- Directed by: Emile Chautard Al Lena (ass't director)
- Written by: Eve Unsell
- Based on: The Shadow of the Rope by E. W. Hornung
- Produced by: Adolph Zukor Jesse Lasky
- Starring: Pauline Frederick
- Cinematography: Jacques Bizeul (fr)
- Distributed by: Paramount Pictures
- Release date: January 5, 1919;
- Running time: 5 reels
- Country: United States
- Language: Silent (English intertitles)

= Out of the Shadow (1919 film) =

1919 film by Emile Chautard

Out of the Shadow is a 1919 American silent mystery film directed by Emil Chautard and starring Pauline Frederick.

==Plot==
As described in a film magazine review, Ruth Minchin is unhappily married to her father's business partner Gabriel, who is a drunken brute. She starts a friendship with Severino, a pianist who lives in the same apartment building. Her husband discovers them together, orders Severino from the room, and strikes his wife down. Severino kills Gabriel while in a delirium following pneumonia, and Ruth is suspected of the crime. She is befriended by Richard Steel, who knew her husband from their time in Australia. However, Richard is also suspected of the crime, and she cannot marry the man who may have killed her husband. She later recalls the confrontation when she had been with Severino, and under pressure the pianist confesses to the crime, solving the mystery and leaving Ruth Richard on the road to happiness.

==Cast==
- Pauline Frederick - Ruth Minchin
- Wyndham Standing - Richard Steel
- Ronald Byram - Edward Langholm
- William J. Gross - Reverend Woodgate
- Emma Campbell - Mrs. Woodgate
- Nancy Hathaway - Mrs.

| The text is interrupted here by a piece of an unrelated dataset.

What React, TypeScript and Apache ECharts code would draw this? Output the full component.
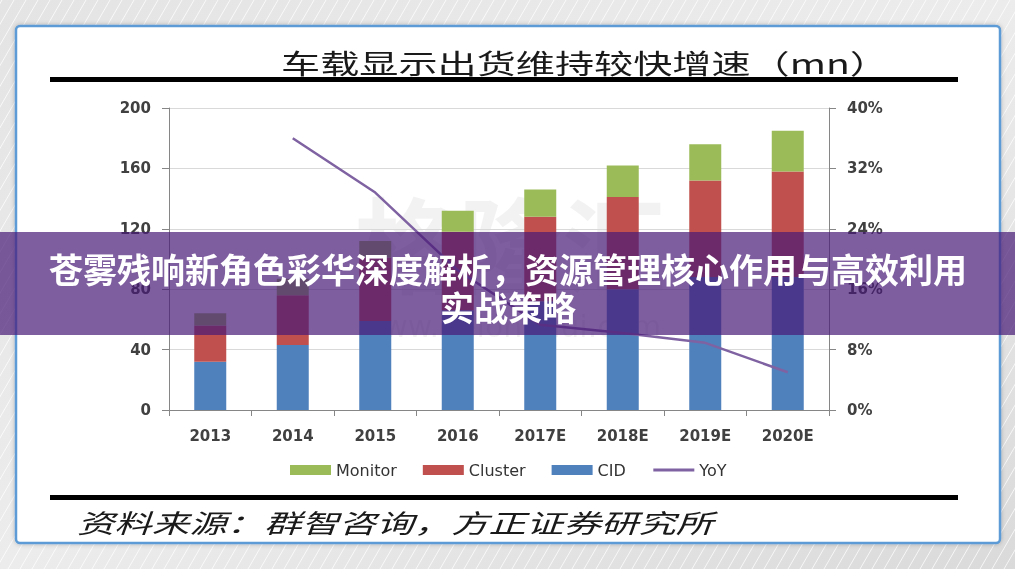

Vanables
- Agnes Wakefield - Richard Steel's, aunt
- Jack W. Johnston - Gabriel Minchin
- Syn De Conde - Severino
- William T. Hayes - ?

==Preservation==
Out of the Shadow is currently presumed lost. In February of 2021, the film was cited by the National Film Preservation Board on their Lost U.S. Silent Feature Films list.